Community college doesn’t have a set cost, like with most any institution of higher education, it is going to vary based on several different factors. However, what our research has found is that community college costed an average of $4,871 for the 2017-2018 academic year (Source). Niche.com reports that the average net cost of attendance for college is $15,542; CollegeBoard reported average tuition rates of $9,970 for state residents at public colleges and $25,620 for out-of-state residents attending public universities for 2017-2018.

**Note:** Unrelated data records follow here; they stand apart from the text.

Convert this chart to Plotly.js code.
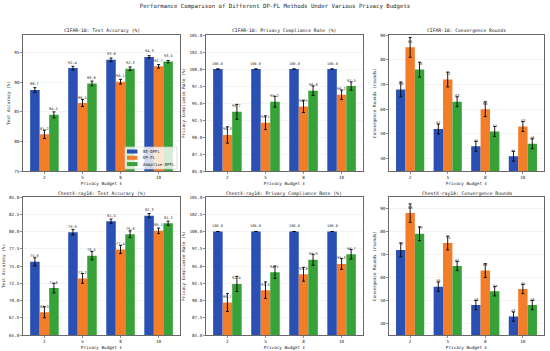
<!DOCTYPE html>
<html>
<head>
<meta charset="utf-8">
<script src="https://cdn.plot.ly/plotly-3.0.1.min.js"></script>
<style>html,body{margin:0;padding:0;background:#fff;}#chart{width:550px;height:351px;}</style>
</head>
<body>
<div id="chart"></div>
<script>
// ---------- data ----------
const budgets = ['2', '5', '8', '10'];
const methods = ['BE-DPFL', 'DP-FL', 'Adaptive-DPFL'];

const cifarAccBE = [88.7, 92.4, 93.8, 94.3];
const cifarAccDP = [81.2, 86.5, 90.1, 92.7];
const cifarAccAD = [84.5, 89.8, 92.3, 93.5];
const cifarAccErrBE = [0.4, 0.3, 0.3, 0.2];
const cifarAccErrDP = [0.7, 0.6, 0.4, 0.3];
const cifarAccErrAD = [0.5, 0.4, 0.3, 0.2];

const cifarPrivBE = [100.0, 100.0, 100.0, 100.0];
const cifarPrivDP = [90.3, 92.1, 94.5, 96.2];
const cifarPrivAD = [93.7, 95.2, 96.8, 97.5];
const cifarPrivErrBE = [0, 0, 0, 0];
const cifarPrivErrDP = [1.2, 1.0, 0.9, 0.7];
const cifarPrivErrAD = [1.1, 0.8, 0.7, 0.6];

const cifarConvBE = [68, 52, 45, 41];
const cifarConvDP = [85, 72, 60, 53];
const cifarConvAD = [76, 63, 51, 46];
const cifarConvErrBE = [3, 2, 2, 2];
const cifarConvErrDP = [4, 3, 3, 2];
const cifarConvErrAD = [3, 2, 2, 2];

const chestAccBE = [75.6, 79.9, 81.5, 82.3];
const chestAccDP = [68.3, 73.2, 77.4, 80.1];
const chestAccAD = [71.8, 76.5, 79.6, 81.2];
const chestAccErrBE = [0.6, 0.4, 0.3, 0.3];
const chestAccErrDP = [0.8, 0.7, 0.6, 0.4];
const chestAccErrAD = [0.7, 0.6, 0.5, 0.3];

const chestPrivBE = [100.0, 100.0, 100.0, 100.0];
const chestPrivDP = [89.7, 91.5, 93.8, 95.3];
const chestPrivAD = [92.4, 94.1, 95.9, 96.7];
const chestPrivErrBE = [0, 0, 0, 0];
const chestPrivErrDP = [1.3, 1.2, 1.0, 0.8];
const chestPrivErrAD = [1.1, 0.9, 0.8, 0.7];

const chestConvBE = [72, 56, 48, 43];
const chestConvDP = [88, 75, 63, 55];
const chestConvAD = [79, 65, 54, 48];
const chestConvErrBE = [3, 2, 2, 2];
const chestConvErrDP = [4, 3, 3, 2];
const chestConvErrAD = [3, 2, 2, 2];

const panelTitles = [
  'CIFAR-10: Test Accuracy (%)', 'CIFAR-10: Privacy Compliance Rate (%)', 'CIFAR-10: Convergence Rounds',
  'ChestX-ray14: Test Accuracy (%)', 'ChestX-ray14: Privacy Compliance Rate (%)', 'ChestX-ray14: Convergence Rounds'
];
const yTitles = ['Test Accuracy (%)', 'Privacy Compliance Rate (%)', 'Convergence Rounds (rounds)',
                 'Test Accuracy (%)', 'Privacy Compliance Rate (%)', 'Convergence Rounds (rounds)'];
const xTitle = 'Privacy Budget ε';
const mainTitle = 'Performance Comparison of Different DP-FL Methods Under Various Privacy Budgets';

// ---------- style ----------
const colors = ['#2a50b3', '#f47d2a', '#37a238'];
const FONT = '"DejaVu Sans Mono", "Liberation Mono", monospace';
const TXT = '#222';

const panels = [
  {vals: [cifarAccBE, cifarAccDP, cifarAccAD], errs: [cifarAccErrBE, cifarAccErrDP, cifarAccErrAD], range: [75, 98], tick0: 75, dtick: 5, fmt: '.0f', dec: 1},
  {vals: [cifarPrivBE, cifarPrivDP, cifarPrivAD], errs: [cifarPrivErrBE, cifarPrivErrDP, cifarPrivErrAD], range: [85, 105], tick0: 85, dtick: 2.5, fmt: '.1f', dec: 1},
  {vals: [cifarConvBE, cifarConvDP, cifarConvAD], errs: [cifarConvErrBE, cifarConvErrDP, cifarConvErrAD], range: [35, 90], tick0: 40, dtick: 10, fmt: '.0f', dec: 0},
  {vals: [chestAccBE, chestAccDP, chestAccAD], errs: [chestAccErrBE, chestAccErrDP, chestAccErrAD], range: [65, 85], tick0: 65, dtick: 2.5, fmt: '.1f', dec: 1},
  {vals: [chestPrivBE, chestPrivDP, chestPrivAD], errs: [chestPrivErrBE, chestPrivErrDP, chestPrivErrAD], range: [85, 105], tick0: 85, dtick: 2.5, fmt: '.1f', dec: 1},
  {vals: [chestConvBE, chestConvDP, chestConvAD], errs: [chestConvErrBE, chestConvErrDP, chestConvErrAD], range: [35, 95], tick0: 40, dtick: 10, fmt: '.0f', dec: 0}
];

const W = 550, H = 351;
const colPx = [[23, 180], [206, 363], [389, 544]];
const rowPx = [[35, 171], [197, 335]];
const titleYPx = [30, 193];

const data = [];
const layout = {
  width: W, height: H,
  margin: {l: 0, r: 0, t: 0, b: 0},
  paper_bgcolor: '#ffffff', plot_bgcolor: '#ffffff',
  barmode: 'group', bargap: 0.25, bargroupgap: 0,
  showlegend: false,
  font: {family: FONT, color: TXT, size: 4.3},
  title: {text: mainTitle, x: 0.5, xanchor: 'center', y: 1 - 6.5 / H, yanchor: 'middle', font: {family: FONT, size: 5.7, color: TXT}},
  annotations: [], shapes: []
};

panels.forEach((p, idx) => {
  const r = Math.floor(idx / 3), c = idx % 3;
  const n = idx + 1;
  const xa = 'x' + (n === 1 ? '' : n), ya = 'y' + (n === 1 ? '' : n);
  const xk = 'xaxis' + (n === 1 ? '' : n), yk = 'yaxis' + (n === 1 ? '' : n);
  methods.forEach((m, k) => {
    data.push({
      type: 'bar', name: m, x: budgets, y: p.vals[k], xaxis: xa, yaxis: ya,
      marker: {color: colors[k], line: {width: 0}},
      error_y: {type: 'data', array: p.errs[k], visible: true, color: '#000', thickness: 0.9, width: 1.5},
      offsetgroup: String(k), showlegend: false, hoverinfo: 'skip'
    });
    p.vals[k].forEach((v, i) => {
      layout.annotations.push({
        xref: xa, yref: ya, x: i + (k - 1) * 0.25, y: v, yanchor: 'bottom', xanchor: 'center', yshift: 1.5,
        text: v.toFixed(p.dec), showarrow: false, font: {family: FONT, size: 3.6, color: TXT}
      });
    });
  });
  layout[xk] = {
    domain: [colPx[c][0] / W, colPx[c][1] / W], anchor: ya,
    type: 'category', categoryarray: budgets, range: [-0.5625, 3.5625],
    showline: true, mirror: true, linecolor: '#444', linewidth: 0.8,
    ticks: 'outside', ticklen: 2, tickwidth: 0.6, tickcolor: '#444',
    showgrid: false, zeroline: false, automargin: false,
    tickfont: {family: FONT, size: 4.3, color: TXT},
    title: {text: xTitle, standoff: 2, font: {family: FONT, size: 4.3, color: TXT}}
  };
  layout[yk] = {
    domain: [1 - rowPx[r][1] / H, 1 - rowPx[r][0] / H], anchor: xa,
    range: p.range, tick0: p.tick0, dtick: p.dtick, tickformat: p.fmt,
    showline: true, mirror: true, linecolor: '#444', linewidth: 0.8,
    ticks: 'outside', ticklen: 2, tickwidth: 0.6, tickcolor: '#444',
    showgrid: true, gridcolor: '#ececec', gridwidth: 0.6, zeroline: false, automargin: false,
    tickfont: {family: FONT, size: 4.3, color: TXT},
    title: {text: yTitles[idx], standoff: 3, font: {family: FONT, size: 4.3, color: TXT}}
  };
  layout.annotations.push({
    xref: 'paper', yref: 'paper', x: (colPx[c][0] + colPx[c][1]) / 2 / W, y: 1 - titleYPx[r] / H,
    xanchor: 'center', yanchor: 'middle', showarrow: false, text: panelTitles[idx],
    font: {family: FONT, size: 4.7, color: TXT}
  });
});

// ---------- legend box (inside first panel, lower right) ----------
const lg = {x0: 125, x1: 177, y0: 147, y1: 169};
layout.shapes.push({type: 'rect', xref: 'paper', yref: 'paper', x0: lg.x0 / W, x1: lg.x1 / W, y0: 1 - lg.y1 / H, y1: 1 - lg.y0 / H,
  fillcolor: 'rgba(255,255,255,0.8)', line: {color: '#cccccc', width: 0.6}, layer: 'above'});
methods.forEach((m, k) => {
  const cy = 151.5 + k * 6.3;
  layout.shapes.push({type: 'rect', xref: 'paper', yref: 'paper', x0: 127 / W, x1: 137.5 / W, y0: 1 - (cy + 2) / H, y1: 1 - (cy - 2) / H,
    fillcolor: colors[k], line: {width: 0}, layer: 'above'});
  layout.annotations.push({xref: 'paper', yref: 'paper', x: 140.5 / W, y: 1 - cy / H, xanchor: 'left', yanchor: 'middle',
    showarrow: false, text: m, font: {family: FONT, size: 4, color: TXT}});
});

Plotly.newPlot('chart', data, layout, {displayModeBar: false, staticPlot: true});
</script>
</body>
</html>
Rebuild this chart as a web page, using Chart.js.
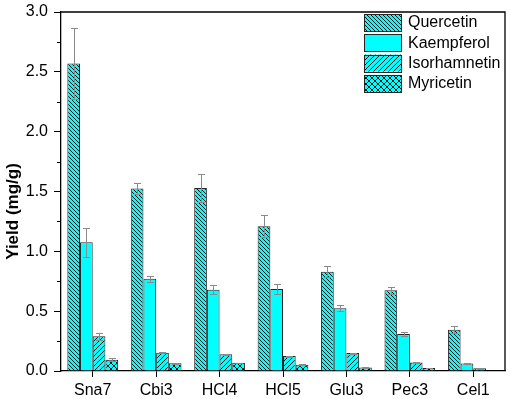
<!DOCTYPE html>
<html lang="en">
<head>
<meta charset="UTF-8">
<title>Yield (mg/g)</title>
<script src="https://cdn.jsdelivr.net/npm/chart.js"></script>
<style>
  html, body { margin: 0; padding: 0; background: #fff; }
  #caixa { width: 510px; height: 399px; }
</style>
</head>
<body>
<div id="caixa"><canvas id="grafico"></canvas></div>
<script>
// dados
const categorias = ['Sna7', 'Cbi3', 'HCl4', 'HCl5', 'Glu3', 'Pec3', 'Cel1'];
const series = ['Quercetin', 'Kaempferol', 'Isorhamnetin', 'Myricetin'];

const quercetin = [2.57, 1.525, 1.53, 1.21, 0.83, 0.675, 0.345];
const quercetinErr = [0.295, 0.045, 0.115, 0.09, 0.045, 0.03, 0.03];

const kaempferol = [1.075, 0.77, 0.68, 0.685, 0.525, 0.31, 0.063];
const kaempferolErr = [0.12, 0.025, 0.035, 0.045, 0.025, 0.015, 0.003];

const isorhamnetin = [0.29, 0.153, 0.14, 0.125, 0.15, 0.072, 0.022];
const isorhamnetinErr = [0.03, 0.004, 0.004, 0.004, 0.004, 0.003, 0.002];

const myricetin = [0.095, 0.064, 0.068, 0.053, 0.03, 0.025, 0];
const myricetinErr = [0.01, 0.003, 0.003, 0.003, 0.002, 0.002, 0];

const ticksY = [0, 0.5, 1.0, 1.5, 2.0, 2.5, 3.0];

const ciano = '#00ffff';
const fonte = 'Arial, "Liberation Sans", sans-serif';

// padrões de hachura
function hachura(tipo) {
    const s = tipo === 'cruz' ? 6 : (tipo === 'barra' ? 5 : 4);
    const c = document.createElement('canvas');
    c.width = s; c.height = s;
    const g = c.getContext('2d');
    g.fillStyle = ciano;
    g.fillRect(0, 0, s, s);
    g.strokeStyle = '#000';
    g.lineWidth = 0.9;
    function linha(x1, y1, x2, y2) { g.beginPath(); g.moveTo(x1, y1); g.lineTo(x2, y2); g.stroke(); }
    if (tipo === 'contra' || tipo === 'cruz') {
        linha(-1, -1, s + 1, s + 1);
        linha(-1, s - 1, 1, s + 1);
        linha(s - 1, -1, s + 1, 1);
    }
    if (tipo === 'barra' || tipo === 'cruz') {
        linha(-1, s + 1, s + 1, -1);
        linha(-1, 1, 1, -1);
        linha(s - 1, s + 1, s + 1, s - 1);
    }
    return g.createPattern(c, 'repeat');
}

const preenchimentos = [hachura('contra'), ciano, hachura('barra'), hachura('cruz')];
const valores = [quercetin, kaempferol, isorhamnetin, myricetin];
const erros = [quercetinErr, kaempferolErr, isorhamnetinErr, myricetinErr];

const dados = {
    labels: categorias,
    datasets: series.map(function (nome, i) {
        return {
            label: nome,
            data: valores[i],
            erros: erros[i],
            backgroundColor: preenchimentos[i],
            borderColor: '#2a2222',
            borderWidth: 1,
            categoryPercentage: 0.8,
            barPercentage: 1.0
        };
    })
};

// barras de erro
const pluginErros = {
    id: 'erros',
    afterDatasetsDraw(chart) {
        const ctx = chart.ctx;
        const y = chart.scales.y;
        ctx.save();
        ctx.strokeStyle = '#8a8a8a';
        ctx.lineWidth = 1;
        chart.data.datasets.forEach(function (ds, i) {
            const meta = chart.getDatasetMeta(i);
            meta.data.forEach(function (barra, j) {
                const v = ds.data[j];
                const e = ds.erros[j];
                if (!v) return;
                const x = Math.round(barra.x) + 0.5;
                const yAlto = Math.round(y.getPixelForValue(v + e)) + 0.5;
                const yBaixo = Math.round(y.getPixelForValue(v - e)) + 0.5;
                ctx.beginPath();
                ctx.moveTo(x, yAlto); ctx.lineTo(x, yBaixo);
                ctx.moveTo(x - 3.5, yAlto); ctx.lineTo(x + 3.5, yAlto);
                ctx.moveTo(x - 3.5, yBaixo); ctx.lineTo(x + 3.5, yBaixo);
                ctx.stroke();
            });
        });
        ctx.restore();
    }
};

// moldura, ticks menores, título do eixo e legenda
const pluginMoldura = {
    id: 'moldura',
    afterDraw(chart) {
        const ctx = chart.ctx;
        const a = chart.chartArea;
        const y = chart.scales.y;
        ctx.save();
        ctx.strokeStyle = '#000';
        ctx.lineWidth = 1.3;
        ctx.beginPath();
        ctx.moveTo(a.left, a.top); ctx.lineTo(a.right, a.top); ctx.lineTo(a.right, a.bottom);
        ctx.stroke();

        // ticks menores
        ctx.lineWidth = 1;
        for (let k = 0; k < ticksY.length - 1; k++) {
            const py = Math.round(y.getPixelForValue((ticksY[k] + ticksY[k + 1]) / 2)) + 0.5;
            ctx.beginPath();
            ctx.moveTo(a.left - 4, py); ctx.lineTo(a.left, py);
            ctx.stroke();
        }

        // título do eixo y
        ctx.fillStyle = '#000';
        ctx.font = 'bold 17px ' + fonte;
        ctx.textAlign = 'center';
        ctx.textBaseline = 'middle';
        ctx.translate(13, (a.top + a.bottom) / 2 + 20);
        ctx.rotate(-Math.PI / 2);
        ctx.fillText('Yield (mg/g)', 0, 0);
        ctx.restore();

        // legenda
        ctx.save();
        ctx.font = '16px ' + fonte;
        ctx.textBaseline = 'middle';
        ctx.fillStyle = '#000';
        chart.data.datasets.forEach(function (ds, i) {
            const lx = a.right - 141;
            const ly = a.top + 2 + i * 20.3;
            ctx.fillStyle = ds.backgroundColor;
            ctx.fillRect(lx, ly, 37, 17);
            ctx.strokeStyle = '#2a2222';
            ctx.lineWidth = 1;
            ctx.strokeRect(Math.round(lx) + 0.5, Math.round(ly) + 0.5, 37, 17);
            ctx.fillStyle = '#000';
            ctx.fillText(ds.label, lx + 44, ly + 9);
        });
        ctx.restore();
    }
};

new Chart(document.getElementById('grafico'), {
    type: 'bar',
    data: dados,
    options: {
        responsive: true,
        maintainAspectRatio: false,
        animation: false,
        devicePixelRatio: 1,
        layout: { padding: { top: 2, right: 5, left: 0, bottom: 0 } },
        plugins: {
            legend: { display: false },
            tooltip: { enabled: false }
        },
        scales: {
            x: {
                offset: true,
                grid: { offset: false, drawOnChartArea: false, tickLength: 6, color: '#000', tickColor: '#000' },
                border: { color: '#000', width: 1.3 },
                ticks: { color: '#000', font: { family: fonte, size: 16 }, padding: 4 },
                afterFit: function (s) { s.height = 28; }
            },
            y: {
                min: 0,
                max: 3,
                grid: { drawOnChartArea: false, tickLength: 7, color: '#000', tickColor: '#000' },
                border: { color: '#000', width: 1.3 },
                ticks: {
                    stepSize: 0.5,
                    color: '#000',
                    font: { family: fonte, size: 16, lineHeight: 0.75 },
                    padding: 6,
                    callback: function (v) { return ticksY.includes(v) ? v.toFixed(1) : ''; }
                },
                afterFit: function (s) { s.width = 61; }
            }
        }
    },
    plugins: [pluginErros, pluginMoldura]
});
</script>
</body>
</html>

Handling the cost of higher education is something that every aspiring college student has to consider and it can be really stressful when you’re looking at these drastic sticker prices of some schools. The important thing to consider about the prices you’re seeing is that most students don’t end up paying the ‘sticker price’ that they see listed for a school. This is because there is ample financial aid available for students from the federal government, from the state in which they live, the school that they choose to attend, and even from private organizations offering scholarships. Another piece of good news is that community college is exceptionally cheaper than other colleges yet it provides students with the same accredited education as its more expensive counterpart. There is no true short answer to the question ‘how much does community college cost?’ but it’s almost universally going to be cheaper than other colleges.

Even though several thousand dollars is still expensive, especially for someone who is college-aged, there are ways to cut those costs even further by making sure that you seek out financial aid. A lot of students don’t even try to get financial aid when they decide to attend a community college because they are worried that they will not qualify, or worse, they ‘don’t see the point’. When you’re embarking on your journey towards higher education, you should try to cultivate a passion for saving money because it will undoubtedly relieve a lot of the burden from your shoulders and it will carry over into the rest of your life beyond college. Even for non-traditional students like online learners or adults going back to school, financial aid is still an option! Even if your income is slightly higher, you still are likely to qualify for some type of aid, which can come in the form of gifts like grants or scholarships which don’t have to be paid back, a work-study program where you are given a job and work for a paycheck you can put towards your educational expenses, or just flat out student loans.

Another thing to understand about paying for community college is that you don’t have to take a full load of courses in order to qualify for aid, you only have to be enrolled part-time. Community college is one of your most inexpensive options when it comes to earning your degree and if you are proactive about it, you can successfully cut those costs even further.